Marcus Coates arrange une pile de bois pour incarner l’albatros par l’envergure de ses ailes.

Notre préoccupation avec le monde animal est prodigieusement anthropocentrique. Les animaux fournissent à l’expérience humaine des métaphores, des symboles et des signes; inversement leur comportement est appréhendé à travers le filtre des mœurs et valeurs humaines. Ils sont rarement représentés comme appartenant à un monde animal autonome aussi riche et développé que notre monde des humains.
En les passant au crible de la culture humaine, on élimine leur étrangeté. Ils deviennent des objets de mythe, fixes, statiques, représentant un idéal plutôt que la réalité. En fait, comme le propose Animal Projections, il n’est pas possible de fixer le monde naturel : il est monstrueux et en perpétuelle évolution.

A propos du programme « Projections animalières » et « Ghost Nature »

Projections animalières et Ghost Nature sont deux expositions collectives autour de l’étrangeté du monde naturel.

Dans son livre La Pensée Écologique (Harvard University Press, 2010), Timothy Morton, philosophe contemporain, postule que « la nature en tant que telle » n’existe plus comme entité distincte.

Les humains étant totalement intégrés à son « maillage », le désir Romantique de communier avec un paysage en dehors du cadre de l’humanité s’avère désormais impossible.
Pourtant, il reste le désir atavique de le faire. C’est un bug. Le fourmillement d’un membre fantôme. Un désir jamais assouvi mais qui rend fou.
Au lieu de faire face à l’environnement d’une institution à travers une pratique engagée sur le plan social, Ghost Nature nous révèle un environnement plus général, omniscient, et cherche ainsi, à travers des œuvres d’art individuelles, à mettre en évidence les éternelles attentes hiérarchiques qui ont jusqu’à présent façonné le monde occidental.

Les expositions seront accompagnées d’un colloque, en collaboration avec La Box et le groupe parisien « Laboratoire du Contemporain », qui aura lieu du 16 au 18 avril 2014.

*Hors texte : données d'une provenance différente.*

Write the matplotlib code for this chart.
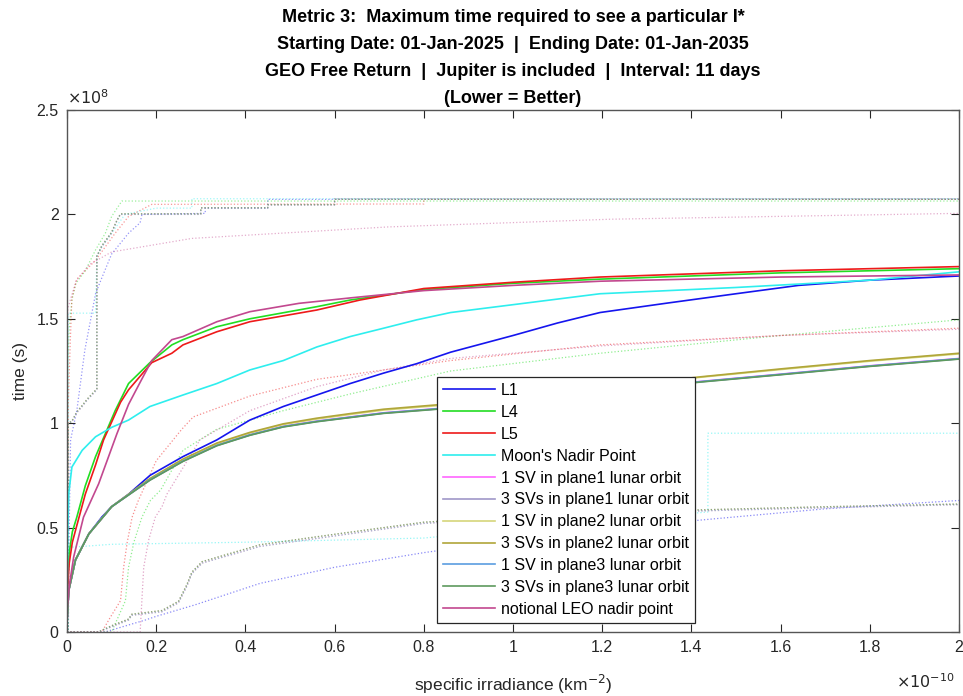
import matplotlib
matplotlib.use('Agg')
import matplotlib.pyplot as plt
from matplotlib.ticker import FuncFormatter, FixedLocator

# x in units of 1e-10 km^-2, y in units of 1e8 s
X_SCALE = 1e-10
Y_SCALE = 1e8

x_ticks = [0, 0.2, 0.4, 0.6, 0.8, 1.0, 1.2, 1.4, 1.6, 1.8, 2.0]
y_ticks = [0, 0.5, 1.0, 1.5, 2.0, 2.5]

labels = ['L1', 'L4', 'L5', "Moon's Nadir Point",
          '1 SV in plane1 lunar orbit', '3 SVs in plane1 lunar orbit',
          '1 SV in plane2 lunar orbit', '3 SVs in plane2 lunar orbit',
          '1 SV in plane3 lunar orbit', '3 SVs in plane3 lunar orbit',
          'notional LEO nadir point']
colors = ['#1515ee', '#22dd22', '#ee1a1a', '#2eeeee',
          '#ff66ff', '#9f97c8', '#d6d67a', '#b0a63a',
          '#5b9de0', '#5d9a5d', '#c2488f']

# ---------------- solid curves ----------------
l1_x = [0, 0.004, 0.019, 0.049, 0.078, 0.1, 0.138, 0.186, 0.26, 0.336, 0.41, 0.485, 0.56,
        0.635, 0.71, 0.784, 0.86, 1.0, 1.1, 1.195, 1.345, 1.5, 1.64, 1.8, 2.0]
l1_y = [0.05, 0.2, 0.345, 0.47, 0.55, 0.60, 0.66, 0.75, 0.84, 0.92, 1.015, 1.08, 1.135,
        1.19, 1.24, 1.285, 1.34, 1.42, 1.48, 1.53, 1.575, 1.62, 1.66, 1.685, 1.705]

l4_x = [0, 0.005, 0.012, 0.022, 0.041, 0.064, 0.086, 0.108, 0.138, 0.186, 0.235, 0.26,
        0.336, 0.41, 0.56, 0.635, 0.8, 1.0, 1.195, 1.6, 2.0]
l4_y = [0.2, 0.38, 0.48, 0.55, 0.70, 0.84, 0.95, 1.06, 1.19, 1.29, 1.375, 1.40,
        1.462, 1.50, 1.558, 1.59, 1.64, 1.67, 1.69, 1.72, 1.74]

l5_x = [0, 0.005, 0.012, 0.022, 0.041, 0.064, 0.082, 0.12, 0.138, 0.19, 0.235, 0.26,
        0.336, 0.41, 0.56, 0.657, 0.8, 1.0, 1.195, 1.6, 2.0]
l5_y = [0.15, 0.33, 0.43, 0.51, 0.66, 0.80, 0.92, 1.10, 1.16, 1.29, 1.335, 1.375,
        1.438, 1.486, 1.542, 1.59, 1.645, 1.675, 1.70, 1.73, 1.75]

moon_x = [0, 0.002, 0.004, 0.011, 0.034, 0.064, 0.1, 0.138, 0.186, 0.26, 0.336, 0.41,
          0.485, 0.56, 0.635, 0.71, 0.784, 0.86, 1.195, 1.5, 1.8, 2.0]
moon_y = [0.05, 0.5, 0.665, 0.79, 0.87, 0.935, 0.98, 1.015, 1.08, 1.135, 1.19, 1.255,
          1.30, 1.365, 1.415, 1.455, 1.495, 1.53, 1.62, 1.65, 1.685, 1.725]

leo_x = [0, 0.005, 0.015, 0.037, 0.071, 0.112, 0.138, 0.165, 0.19, 0.235, 0.26, 0.336,
         0.41, 0.52, 0.635, 0.8, 1.0, 1.195, 1.6, 2.0]
leo_y = [0.1, 0.22, 0.36, 0.55, 0.71, 0.95, 1.09, 1.20, 1.30, 1.40, 1.415, 1.486,
         1.534, 1.574, 1.60, 1.635, 1.66, 1.68, 1.70, 1.71]

# the six lunar-orbit curves share one x grid
lunar_x = [0, 0.004, 0.019, 0.049, 0.1, 0.186, 0.26, 0.336, 0.41, 0.485, 0.56, 0.635,
           0.71, 0.83, 1.0, 1.2, 1.42, 1.6, 1.8, 2.0]
p1_1sv = [0.05, 0.2, 0.345, 0.47, 0.60, 0.73, 0.82, 0.895, 0.945, 0.985, 1.01, 1.03,
          1.05, 1.07, 1.10, 1.15, 1.20, 1.235, 1.275, 1.31]
p1_3sv = [0.05, 0.2, 0.345, 0.47, 0.60, 0.728, 0.818, 0.893, 0.943, 0.983, 1.008, 1.028,
          1.048, 1.068, 1.098, 1.148, 1.198, 1.233, 1.273, 1.308]
p2_1sv = [0.05, 0.2, 0.345, 0.47, 0.60, 0.733, 0.826, 0.902, 0.953, 0.994, 1.02, 1.042,
          1.063, 1.084, 1.115, 1.167, 1.22, 1.257, 1.297, 1.332]
p2_3sv = [0.05, 0.2, 0.345, 0.47, 0.60, 0.735, 0.828, 0.905, 0.956, 0.997, 1.024, 1.046,
          1.067, 1.088, 1.12, 1.17, 1.222, 1.26, 1.30, 1.335]
p3_1sv = [0.05, 0.2, 0.345, 0.47, 0.60, 0.729, 0.819, 0.894, 0.944, 0.984, 1.009, 1.029,
          1.049, 1.069, 1.099, 1.149, 1.199, 1.234, 1.274, 1.309]
p3_3sv = [0.05, 0.2, 0.345, 0.47, 0.60, 0.727, 0.817, 0.892, 0.942, 0.982, 1.007, 1.027,
          1.047, 1.067, 1.097, 1.147, 1.197, 1.232, 1.272, 1.307]

# ---------------- upper dotted curves ----------------
l1_up_x = [0, 0.003, 0.005, 0.008, 0.022, 0.04, 0.064, 0.075, 0.1, 0.138, 0.164, 0.168,
           0.31, 0.31, 0.45, 0.45, 2.0]
l1_up_y = [0, 0, 0.5, 0.92, 1.06, 1.35, 1.62, 1.68, 1.81, 1.91, 1.96, 2.0,
           2.005, 2.03, 2.03, 2.072, 2.072]
l4_up_x = [0, 0.002, 0.005, 0.011, 0.02, 0.041, 0.064, 0.086, 0.1, 0.123, 2.0]
l4_up_y = [0, 1.3, 1.45, 1.59, 1.67, 1.73, 1.83, 1.91, 1.99, 2.064, 2.064]
l5_up_x = [0, 0.003, 0.007, 0.011, 0.022, 0.064, 0.086, 0.108, 0.138, 0.19, 0.8, 0.8, 2.0]
l5_up_y = [0, 1.1, 1.37, 1.6, 1.69, 1.78, 1.845, 1.91, 1.99, 2.048, 2.05, 2.072, 2.072]
moon_up_x = [0, 0.003, 0.003, 0.064, 0.067, 0.078, 0.1, 0.12, 0.13, 0.2, 0.28, 0.28, 2.0]
moon_up_y = [0, 0, 1.527, 1.527, 1.80, 1.845, 1.91, 1.97, 2.0, 2.03, 2.03, 2.075, 2.075]
leo_up_x = [0, 0.002, 0.02, 0.05, 0.1, 0.28, 0.72, 1.22, 2.0]
leo_up_y = [1.0, 1.55, 1.68, 1.76, 1.82, 1.885, 1.94, 1.977, 2.005]

lunar_up_x = [0, 0.003, 0.003, 0.011, 0.022, 0.034, 0.045, 0.056, 0.067, 0.067, 0.078,
              0.1, 0.112, 0.12, 0.3, 0.3, 0.45, 0.45, 0.6, 0.6, 2.0]
lunar_up_a = [0, 0, 1.0, 1.007, 1.05, 1.08, 1.11, 1.135, 1.16, 1.80, 1.845,
              1.91, 1.97, 2.0, 2.0, 2.03, 2.03, 2.045, 2.045, 2.075, 2.075]
lunar_up_b = [0, 0, 1.0, 1.01, 1.055, 1.085, 1.115, 1.14, 1.165, 1.80, 1.85,
              1.915, 1.972, 2.003, 2.003, 2.032, 2.032, 2.047, 2.047, 2.072, 2.072]

# ---------------- lower dotted curves ----------------
l1_lo_x = [0, 0.085, 0.175, 0.2, 0.287, 0.433, 0.6, 0.8, 1.0, 1.2, 1.42, 1.7, 2.0]
l1_lo_y = [0, 0, 0.057, 0.075, 0.13, 0.233, 0.31, 0.38, 0.44, 0.49, 0.536, 0.59, 0.63]
l4_lo_x = [0, 0.1, 0.131, 0.138, 0.15, 0.168, 0.187, 0.21, 0.26, 0.335, 0.485, 0.635,
           0.86, 1.195, 1.6, 2.0]
l4_lo_y = [0, 0, 0.15, 0.31, 0.43, 0.55, 0.63, 0.68, 0.87, 0.97, 1.06, 1.14,
           1.25, 1.335, 1.42, 1.495]
l5_lo_x = [0, 0.078, 0.097, 0.12, 0.127, 0.135, 0.146, 0.16, 0.2, 0.257, 0.283, 0.41,
           0.56, 0.71, 0.86, 1.195, 1.6, 2.0]
l5_lo_y = [0, 0, 0.07, 0.15, 0.31, 0.43, 0.55, 0.63, 0.82, 0.97, 1.03, 1.13,
           1.21, 1.255, 1.30, 1.375, 1.42, 1.455]
moon_lo_x = [0, 0.002, 0.003, 0.1, 0.4, 0.8, 1.0, 1.2, 1.437, 1.437, 2.0]
moon_lo_y = [0, 0, 0.405, 0.42, 0.43, 0.45, 0.49, 0.53, 0.575, 0.952, 0.952]
leo_lo_x = [0, 0.164, 0.172, 0.183, 0.198, 0.213, 0.224, 0.298, 0.41, 0.56, 0.71, 0.86,
            1.195, 1.6, 2.0]
leo_lo_y = [0, 0, 0.31, 0.44, 0.55, 0.60, 0.66, 0.92, 1.06, 1.175, 1.255, 1.31,
            1.37, 1.42, 1.45]

lunar_lo_x = [0, 0.07, 0.1, 0.138, 0.145, 0.213, 0.25, 0.269, 0.28, 0.303, 0.433, 0.6,
              0.8, 1.0, 1.2, 1.42, 1.7, 2.0]
lunar_lo_a = [0, 0, 0.025, 0.057, 0.08, 0.097, 0.14, 0.22, 0.28, 0.33, 0.41, 0.46,
              0.52, 0.545, 0.565, 0.58, 0.595, 0.61]
lunar_lo_b = [0, 0, 0.03, 0.062, 0.085, 0.103, 0.147, 0.228, 0.287, 0.337, 0.418, 0.468,
              0.526, 0.55, 0.57, 0.585, 0.6, 0.613]

solid = [(l1_x, l1_y), (l4_x, l4_y), (l5_x, l5_y), (moon_x, moon_y),
         (lunar_x, p1_1sv), (lunar_x, p1_3sv), (lunar_x, p2_1sv), (lunar_x, p2_3sv),
         (lunar_x, p3_1sv), (lunar_x, p3_3sv), (leo_x, leo_y)]
upper = [(l1_up_x, l1_up_y), (l4_up_x, l4_up_y), (l5_up_x, l5_up_y), (moon_up_x, moon_up_y),
         (lunar_up_x, lunar_up_a), (lunar_up_x, lunar_up_b), (lunar_up_x, lunar_up_a),
         (lunar_up_x, lunar_up_b), (lunar_up_x, lunar_up_a), (lunar_up_x, lunar_up_b),
         (leo_up_x, leo_up_y)]
lower = [(l1_lo_x, l1_lo_y), (l4_lo_x, l4_lo_y), (l5_lo_x, l5_lo_y), (moon_lo_x, moon_lo_y),
         (lunar_lo_x, lunar_lo_a), (lunar_lo_x, lunar_lo_b), (lunar_lo_x, lunar_lo_a),
         (lunar_lo_x, lunar_lo_b), (lunar_lo_x, lunar_lo_a), (lunar_lo_x, lunar_lo_b),
         (leo_lo_x, leo_lo_y)]

plt.rcParams['font.family'] = ['Liberation Sans', 'DejaVu Sans']

fig = plt.figure(figsize=(9.63, 6.96), dpi=100)
ax = fig.add_axes([67 / 963, 64 / 696, 892 / 963, 522 / 696])

def sc(xs, ys):
    return [v * X_SCALE for v in xs], [v * Y_SCALE for v in ys]

for (xs, ys), c in zip(upper, colors):
    ax.plot(*sc(xs, ys), ls=':', lw=0.9, color=c, alpha=0.45)
for (xs, ys), c in zip(lower, colors):
    ax.plot(*sc(xs, ys), ls=':', lw=0.9, color=c, alpha=0.5)
for (xs, ys), c, lab in zip(solid, colors, labels):
    ax.plot(*sc(xs, ys), ls='-', lw=1.2, color=c, label=lab)

ax.set_xlim(0, 2e-10)
ax.set_ylim(0, 2.5e8)
ax.xaxis.set_major_locator(FixedLocator([v * X_SCALE for v in x_ticks]))
ax.yaxis.set_major_locator(FixedLocator([v * Y_SCALE for v in y_ticks]))
ax.xaxis.set_major_formatter(FuncFormatter(lambda v, p: f'{v / X_SCALE:.1f}'.rstrip('0').rstrip('.')))
ax.yaxis.set_major_formatter(FuncFormatter(lambda v, p: f'{v / Y_SCALE:.1f}'.rstrip('0').rstrip('.')))
ax.tick_params(direction='in', length=6, width=0.8, top=True, right=True,
               labelsize=11.5, colors='#262626', pad=6)
for s in ax.spines.values():
    s.set_color('#555555')
    s.set_linewidth(1.0)

ax.text(0, 1.005, r'$\times10^{8}$', transform=ax.transAxes, fontsize=11.5,
        color='#262626', ha='left', va='bottom')
ax.text(0.995, -0.078, r'$\times10^{-10}$', transform=ax.transAxes, fontsize=11.5,
        color='#262626', ha='right', va='top')

ax.set_xlabel('specific irradiance (km$^{-2}$)', fontsize=12.5, color='#262626', labelpad=13)
ax.set_ylabel('time (s)', fontsize=12.5, color='#262626', labelpad=6)

title = ('Metric 3:  Maximum time required to see a particular I*\n'
         'Starting Date: 01-Jan-2025  |  Ending Date: 01-Jan-2035\n'
         'GEO Free Return  |  Jupiter is included  |  Interval: 11 days\n'
         '(Lower = Better)')
ax.set_title(title, fontsize=13, fontweight='bold', linespacing=1.78, pad=5,
             family=['Liberation Sans Narrow', 'Liberation Sans', 'DejaVu Sans'])

leg = ax.legend(loc='lower left', bbox_to_anchor=(0.4148, 0.017), fontsize=11.5,
                handlelength=3.2, handletextpad=0.4, labelspacing=0.43,
                borderpad=0.4, fancybox=False, framealpha=1, edgecolor='#262626',
                borderaxespad=0)
leg.get_frame().set_linewidth(0.9)

fig.savefig('out.png', dpi=100)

Ce colloque sera, pour les étudiants, les artistes, les universitaires et le public, l’occasion d’une réflexion sur notre époque actuelle, si remarquable sur le plan écologique. Il se déroulera sous forme de débats, de performances et d’ateliers, où il s’agira d’interroger et de réviser la façon dont les humains se conçoivent par rapport au monde naturel.
Un appel à contributions sera bientôt émis.
Pour plus d’informations, contacter Caroline@lanternprojects.com

Ces expositions seront accompagnées d’un catalogue à paraître au printemps de 2014, avec des textes de João Florêncio, Nettrice Gaskins, Graham Harman, Timothy Morton, Laurie Palmer, Claire Pentecost et Caroline Picard.